El silencio es lo que uno escribe cuando ya no hay nada que decir
En Escribir (1993), Marguerite Duras convierte su casa de Neauphle-le-Château en una metáfora radical del acto creativo. El espacio doméstico no aparece como refugio del mundo, sino como un escenario deshabitado, una topografía de la ausencia donde la escritura se produce porque el sujeto se retira. La casa —dice Duras— es el lugar donde se está solo, donde se escribe solo, donde se está solo con el libro.
Esa soledad no es aislamiento, sino condición: la escritura, para Duras, solo puede surgir en el hueco, en la grieta que deja la experiencia cuando se vacía de todo contenido. Es una arquitectura del silencio, donde el lenguaje no describe, sino que escucha lo que el mundo calla.
Gaston Bachelard, en La poética del espacio (1957), sostiene que “la casa es nuestro rincón del mundo, nuestro primer universo” (Pág. 28). Duras subvierte esa idea: en su casa no hay intimidad, sino desposesión. La autora no habita el espacio; el espacio la deshabita.

Maurice Blanchot ofrece una clave complementaria: en El espacio literario (1955) afirma que escribir implica entrar en una región donde el ser que escribe desaparece (págs. 28-30). Así, el espacio no se limita a lo físico, sino que se convierte en condición ontológica del acto literario.
Duras encarna ese desvanecimiento: su casa se convierte en una extensión del silencio interior, en el no-lugar donde el sujeto se borra para que el texto exista. El acto de escribir es entonces un gesto de desaparición: un modo de ceder el cuerpo al lenguaje.
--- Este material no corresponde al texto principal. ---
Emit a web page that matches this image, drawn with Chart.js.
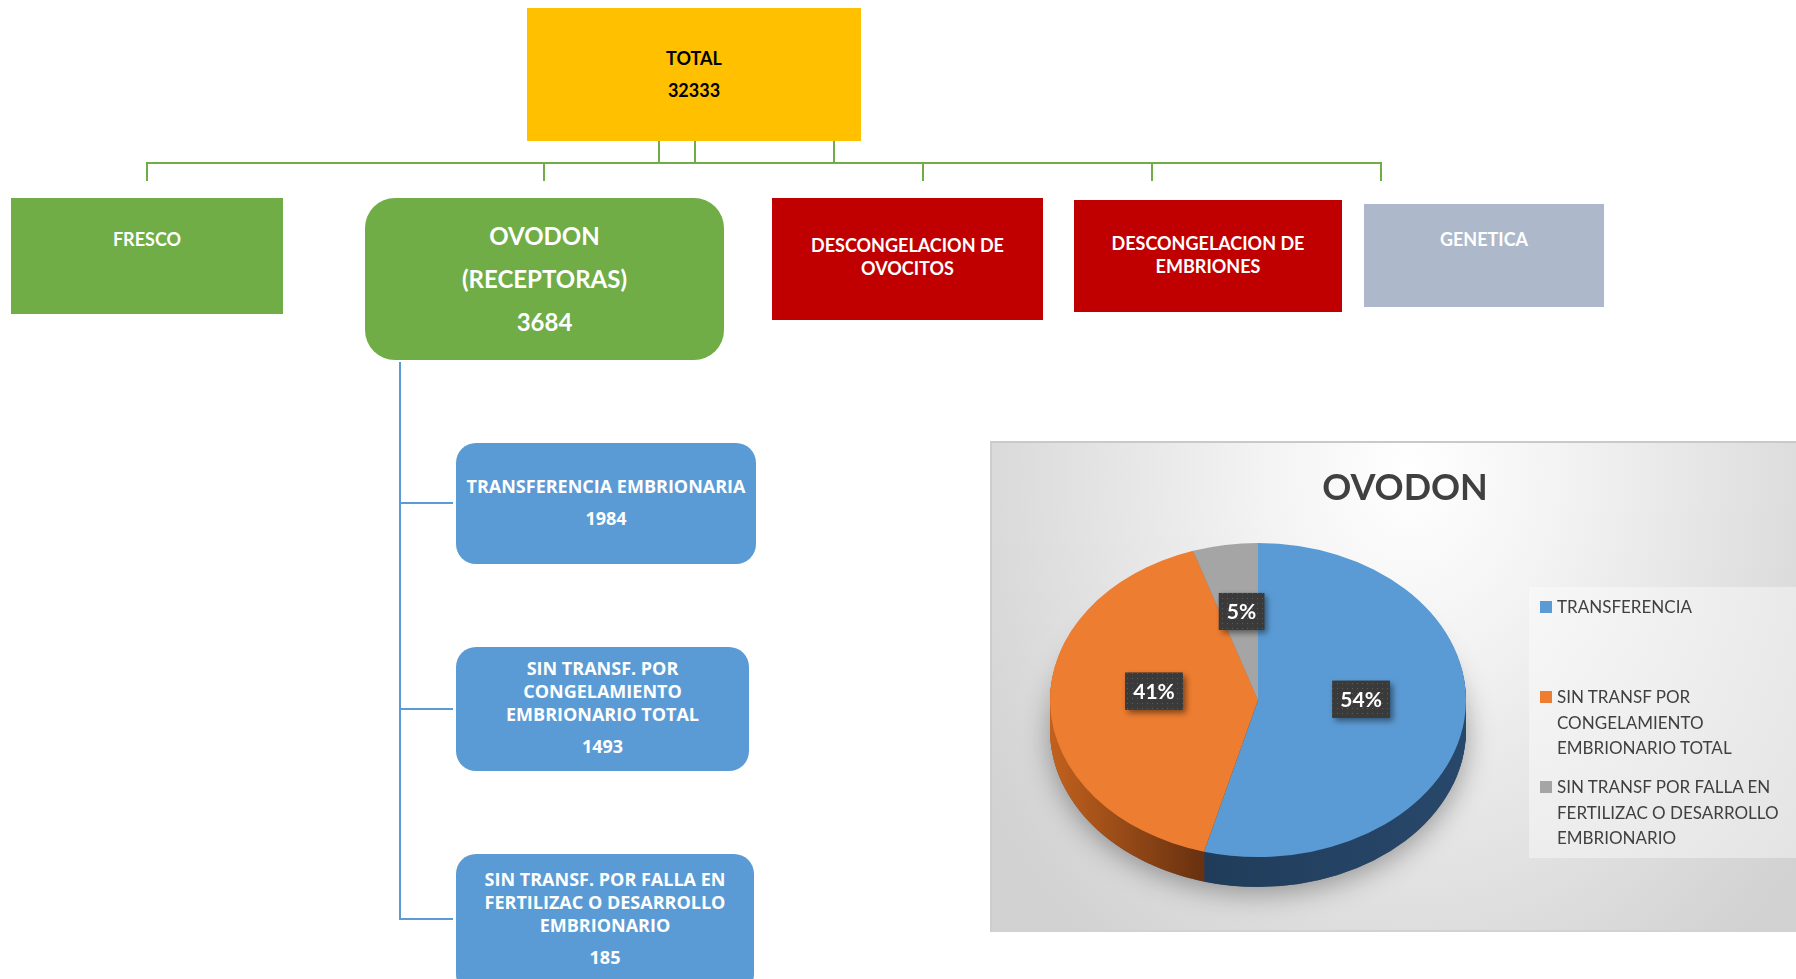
<!DOCTYPE html>
<html lang="es">
<head>
<meta charset="utf-8">
<title>OVODON</title>
<script src="https://cdn.jsdelivr.net/npm/chart.js@4.4.0/dist/chart.umd.min.js"></script>
<style>
  html, body { margin: 0; padding: 0; background: #fff; }
  body { width: 1796px; height: 979px; position: relative; overflow: hidden; font-family: Lato, "Open Sans", sans-serif; }
  .box { position: absolute; box-sizing: border-box; text-align: center; color: #fff; font-weight: 700; }
  .green { background: #70AD47; }
  .red { background: #C00000; }
  .blue { background: #5B9BD5; border-radius: 20px; font-family: "Open Sans", sans-serif; font-size: 18px; line-height: 23px; }
  .gline { position: absolute; background: #70AD47; }
  .bline { position: absolute; background: #5B9BD5; }
  #panel { position: absolute; left: 990px; top: 441px; width: 806px; height: 491px; box-sizing: border-box;
    border-top: 2px solid #c9c9c9; border-left: 2px solid #cdcdcd; border-bottom: 2px solid #d2d2d2;
    background: radial-gradient(ellipse 62% 125% at 52% 6%, #ffffff 0%, #f3f3f3 30%, #d2d2d2 100%); }
  #legendBg { position: absolute; left: 1529px; top: 587px; width: 267px; height: 271px; background: rgba(255,255,255,0.4); }
  #chartWrap { position: absolute; left: 990px; top: 441px; width: 806px; height: 491px; }
  #pieTitle { position: absolute; left: 1255px; top: 464px; width: 300px; text-align: center; font: 700 36px/44px Lato, sans-serif; color: #404040; }
  #legend { position: absolute; left: 0; top: 0; font: 400 17px/25.5px Lato, sans-serif; color: #404040; }
  .item { position: absolute; left: 1540px; }
  .item .sw { position: absolute; left: 0; top: 7px; width: 12px; height: 12px; }
  .item .tx { position: absolute; left: 17px; top: 0; white-space: nowrap; }
</style>
</head>
<body>

<!-- top level -->
<div class="box" style="left:527px;top:8px;width:334px;height:133px;background:#FFC000;color:#000;font-size:18px;line-height:32px;padding-top:34px;">TOTAL<br>32333</div>

<div class="gline" style="left:146px;top:162px;width:1236px;height:2px;"></div>
<div class="gline" style="left:658px;top:141px;width:2px;height:22px;"></div>
<div class="gline" style="left:694px;top:141px;width:2px;height:22px;"></div>
<div class="gline" style="left:833px;top:141px;width:2px;height:22px;"></div>
<div class="gline" style="left:146px;top:162px;width:2px;height:19px;"></div>
<div class="gline" style="left:543px;top:162px;width:2px;height:19px;"></div>
<div class="gline" style="left:922px;top:162px;width:2px;height:19px;"></div>
<div class="gline" style="left:1151px;top:162px;width:2px;height:19px;"></div>
<div class="gline" style="left:1380px;top:162px;width:2px;height:19px;"></div>

<div class="box green" style="left:11px;top:198px;width:272px;height:116px;font-size:18px;line-height:24px;padding-top:29px;">FRESCO</div>
<div class="box green" style="left:365px;top:198px;width:359px;height:162px;border-radius:30px;font-size:24px;line-height:43px;padding-top:16px;">OVODON<br>(RECEPTORAS)<br>3684</div>
<div class="box red" style="left:772px;top:198px;width:271px;height:122px;font-size:18px;line-height:23px;padding-top:36px;">DESCONGELACION DE<br>OVOCITOS</div>
<div class="box red" style="left:1074px;top:200px;width:268px;height:112px;font-size:18px;line-height:23px;padding-top:32px;">DESCONGELACION DE<br>EMBRIONES</div>
<div class="box" style="left:1364px;top:204px;width:240px;height:103px;background:#ADB9CA;font-size:18px;line-height:24px;padding-top:23px;">GENETICA</div>

<!-- ovodon branch -->
<div class="bline" style="left:399px;top:362px;width:2px;height:558px;"></div>
<div class="bline" style="left:399px;top:502px;width:54px;height:2px;"></div>
<div class="bline" style="left:399px;top:708px;width:54px;height:2px;"></div>
<div class="bline" style="left:399px;top:918px;width:54px;height:2px;"></div>

<div class="box blue" style="left:456px;top:443px;width:300px;height:121px;padding-top:32px;">TRANSFERENCIA EMBRIONARIA<div id="n0" style="margin-top:9px;"></div></div>
<div class="box blue" style="left:456px;top:647px;width:293px;height:124px;padding-top:10px;">SIN TRANSF. POR<br>CONGELAMIENTO<br>EMBRIONARIO TOTAL<div id="n1" style="margin-top:9px;"></div></div>
<div class="box blue" style="left:456px;top:854px;width:298px;height:140px;padding-top:14px;">SIN TRANSF. POR FALLA EN<br>FERTILIZAC O DESARROLLO<br>EMBRIONARIO<div id="n2" style="margin-top:9px;"></div></div>

<!-- pie panel -->
<div id="panel"></div>
<div id="legendBg"></div>
<div id="chartWrap"><canvas id="pieChart"></canvas></div>
<div id="pieTitle">OVODON</div>
<div id="legend"></div>

<script>
const categories = [
    ['TRANSFERENCIA'],
    ['SIN TRANSF POR', 'CONGELAMIENTO', 'EMBRIONARIO TOTAL'],
    ['SIN TRANSF POR FALLA EN', 'FERTILIZAC O DESARROLLO', 'EMBRIONARIO']
];
const values = [1984, 1493, 185];
const sliceColors = ['#5B9BD5', '#ED7D31', '#A5A5A5'];

// side of the 3d pie: gradient stops across the pie width
const sideStops = [
    [[0, '#1c3551'], [1, '#28486b']],
    [[0, '#c2611e'], [0.36, '#6a3210'], [1, '#6a3210']],
    [[0, '#707070'], [1, '#8c8c8c']]
];
const tilt = 0.755;
const depth = 30;
const labelLift = 11;

document.addEventListener('DOMContentLoaded', () => {
    values.forEach((v, i) => { document.getElementById('n' + i).textContent = v; });
    buildLegend();
    createPie();
});

function buildLegend() {
    const legend = document.getElementById('legend');
    categories.forEach((lines, i) => {
        const item = document.createElement('div');
        item.className = 'item';
        item.style.top = (594 + 90 * i) + 'px';
        item.innerHTML = `<span class="sw" style="background:${sliceColors[i]}"></span><span class="tx">${lines.join('<br>')}</span>`;
        legend.appendChild(item);
    });
}

function makeDotPattern(ctx) {
    const c = document.createElement('canvas');
    c.width = 5; c.height = 5;
    const p = c.getContext('2d');
    p.fillStyle = '#3a3a3a';
    p.fillRect(0, 0, 5, 5);
    p.fillStyle = '#5c5c5c';
    p.fillRect(2, 2, 1, 1);
    return ctx.createPattern(c, 'repeat');
}

const pie3d = {
    id: 'pie3d',
    beforeDatasetsDraw(chart) {
        const ctx = chart.ctx;
        const arcs = chart.getDatasetMeta(0).data;
        const cx = arcs[0].x, cy = arcs[0].y, r = arcs[0].outerRadius;
        ctx.save();
        ctx.translate(cx, cy);
        ctx.scale(1, tilt);
        ctx.translate(-cx, -cy);

        // soft shadow under the pie
        ctx.save();
        ctx.shadowColor = 'rgba(0,0,0,0.35)';
        ctx.shadowBlur = 28;
        ctx.shadowOffsetY = 6;
        ctx.beginPath();
        ctx.arc(cx, cy + depth / tilt, r, 0, Math.PI * 2);
        ctx.fillStyle = '#555';
        ctx.fill();
        ctx.restore();

        const fills = sideStops.map(stops => {
            const g = ctx.createLinearGradient(cx - r, 0, cx + r, 0);
            stops.forEach(s => g.addColorStop(s[0], s[1]));
            return g;
        });
        for (let d = depth; d >= 1; d--) {
            arcs.forEach((arc, i) => {
                const y = arc.y + d / tilt;
                ctx.beginPath();
                ctx.moveTo(arc.x, y);
                ctx.arc(arc.x, y, arc.outerRadius, arc.startAngle, arc.endAngle);
                ctx.closePath();
                ctx.fillStyle = fills[i];
                ctx.fill();
            });
        }
    },
    afterDatasetsDraw(chart) {
        const ctx = chart.ctx;
        ctx.restore();
        const total = values.reduce((a, b) => a + b, 0);
        const pattern = makeDotPattern(ctx);
        chart.getDatasetMeta(0).data.forEach((arc, i) => {
            const p = arc.tooltipPosition();
            const x = p.x;
            const y = arc.y + (p.y - arc.y) * tilt - labelLift;
            const text = Math.round(values[i] / total * 100) + '%';
            ctx.save();
            ctx.font = '700 21px Lato, sans-serif';
            const w = ctx.measureText(text).width + 16, h = 37;
            ctx.shadowColor = 'rgba(0,0,0,0.45)';
            ctx.shadowBlur = 6;
            ctx.shadowOffsetX = 3;
            ctx.shadowOffsetY = 3;
            ctx.fillStyle = '#3a3a3a';
            ctx.fillRect(x - w / 2, y - h / 2, w, h);
            ctx.shadowColor = 'transparent';
            ctx.fillStyle = pattern;
            ctx.fillRect(x - w / 2, y - h / 2, w, h);
            ctx.fillStyle = '#fff';
            ctx.textAlign = 'center';
            ctx.textBaseline = 'middle';
            ctx.fillText(text, x, y + 1);
            ctx.restore();
        });
    }
};

function createPie() {
    const ctx = document.getElementById('pieChart').getContext('2d');
    new Chart(ctx, {
        type: 'pie',
        data: {
            labels: categories,
            datasets: [{
                data: values,
                backgroundColor: sliceColors,
                borderWidth: 0,
                radius: 208,
                clip: false
            }]
        },
        options: {
            responsive: true,
            maintainAspectRatio: false,
            animation: false,
            events: [],
            layout: {
                padding: { left: 0, right: 270, top: 70, bottom: 43 }
            },
            plugins: {
                legend: { display: false },
                tooltip: { enabled: false },
                title: { display: false }
            }
        },
        plugins: [pie3d]
    });
}
</script>
</body>
</html>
En mi propio proceso creativo reconozco ese movimiento hacia el vacío. Siempre escribo desde mi cama. Sin importar donde me encuentre geográficamente o la habitación, mi cuerpo adopta la misma posición: horizontal, sostenido, casi suspendido. Escribir, en mi caso, ocurre en esa zona de quietud física y desvelo mental, donde las palabras salen como si brotaran del cansancio o del sueño.
La cama, como la casa de Duras, para mí deja de ser un espacio íntimo para convertirse en un espacio de tránsito, entre el yo y lo que me excede. Allí no pienso: dejo que algo piense en mí. Como señala Roland Barthes (1977): escribir es entregarse a la escritura como a una fuerza exterior, una extranjería que nos toma.
Mi cama, entonces, es mi Neauphle: un territorio del despojo donde el cuerpo se repliega para que la voz aparezca.
Duras escribió desde el silencio porque solo allí el lenguaje podía tener sentido. Yo escribo desde un silencio doméstico, una habitación donde el ruido del mundo se apaga. En ambos casos, la escritura ocurre a pesar del lugar, y al mismo tiempo gracias a él: es un modo de habitar la nada sin temerla.
Tal vez por eso Escribir no es un libro sobre la literatura, sino sobre la condición de existir entre la palabra y su vacío. En ese intersticio, donde el cuerpo se borra y el espacio se abre, la escritura se vuelve posible.
A veces siento que mis textos no empiezan en la palabra, sino en el espacio desde el que los pienso. En mi caso, ese espacio es mi cama. No importa la habitación: siempre es el mismo territorio de silencio y pensamiento. Al leer Escribir de Marguerite Duras, comprendí que ese gesto cotidiano —recostarme a escribir— no es casual. Duras lo explica de otra manera: la escritura ocurre cuando el sujeto se retira, cuando el cuerpo cede y deja hablar al lenguaje. Su casa, vacía, silenciosa, se convierte en un eco del pensamiento. Mi cama, también. Ambas son una forma de estar en el mundo sin pertenecerle del todo.
Escribir no es un libro sobre la literatura, sino sobre el acto de desaparecer para que la palabra exista. Y eso, en estos días donde todo exige presencia, es profundamente liberador.